Fifty-two-year-old Saeeda Begum from Rawalpindi in Pakistan started her handmade garment business Shining Little Stars for seven years, after her husband passed away. “I was facing financial crisis and so I started the business to support my home and my four children. I chose the garments business because I have expertise in this work and have always liked stitching clothes.”
The business specializes in smocked frocks, children’s ghararas (a type of flared pant) and ladies’ garments. Saeeda now employs up to six women, all of whom she has personally trained. “I am an artisan, I not only stitch, but also train my workers in this skill,” she says. “They take some work to their homes, but the stitching work is all done in my presence to ensure quality control.”
Saeeda has faced many challenges on her entrepreneurial journey. “It’s not easy for a woman to climb up the ladder and achieve what she desires. Because our society is male dominated, it is very difficult for women to work. When I first started going to market my products, the first offer I got was inappropriate,” she shares. “Being a single parent I have more responsibilities. Looking after the children, to look after their education, to fulfill all their needs and then to look after the business as well. Along with all of this one has to fulfill and abide by cultural norms,” Saeeda says.
“The majority of my problems were solved by just one click.”
COVID-19 also had a detrimental impact on Saeeda’s business. The training she received from the Ignite program, supported by the Mastercard Center for Inclusive Growth, could not have come at a more pivotal moment. “The most difficult time for me was during the COVID pandemic,” Saeeda says. “Initially I had a big [shop] setup, but after Corona I’ve shifted to this small building with lower rent. My business was closed for three months and there was very little income in comparison to my expenses.”

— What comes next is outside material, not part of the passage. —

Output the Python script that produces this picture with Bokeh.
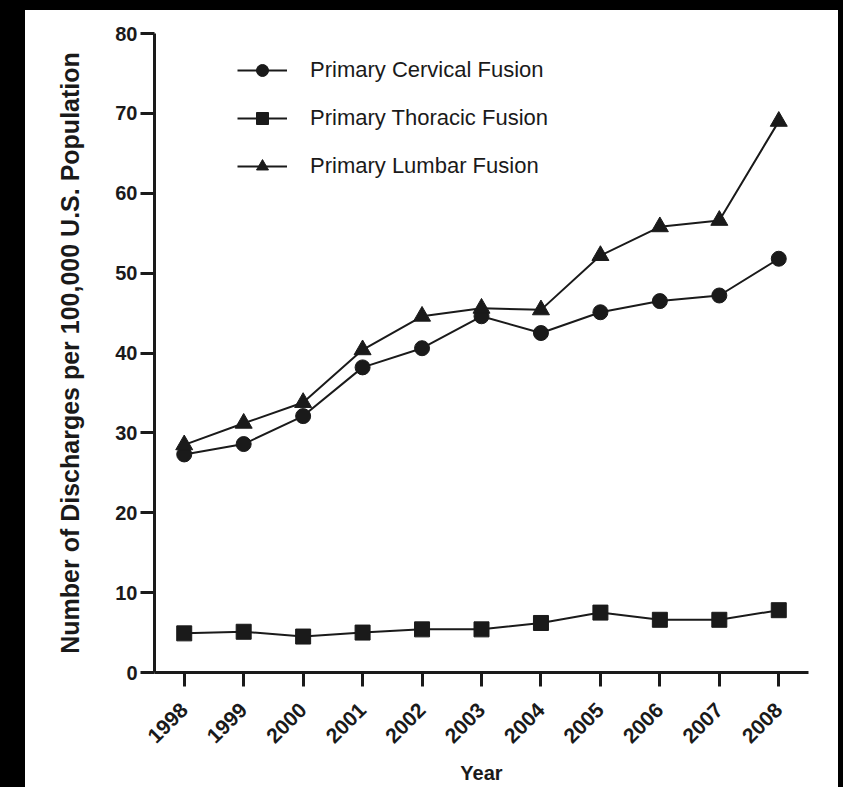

In mid-2021 Saeeda took part in Ignite training focused on skills and capacity building covering topics such as digitalization, financial literacy and management. Saeeda credits the trainings for saving her business. “I believe that if I had not taken these trainings and if I hadn’t adopted things that I learned through Ignite, then I wouldn’t have been able to save my business from great loss,” she says.
Saeeda has made changes based on what she learned during the training. “Before, I would spend all the money for household use without knowing how much I earned as profit or how much I’ve lost. Now I have a bank account and have started proper bookkeeping, so I am able to identify what is the income and what are the expenditures and how much I am able to save as revenue.”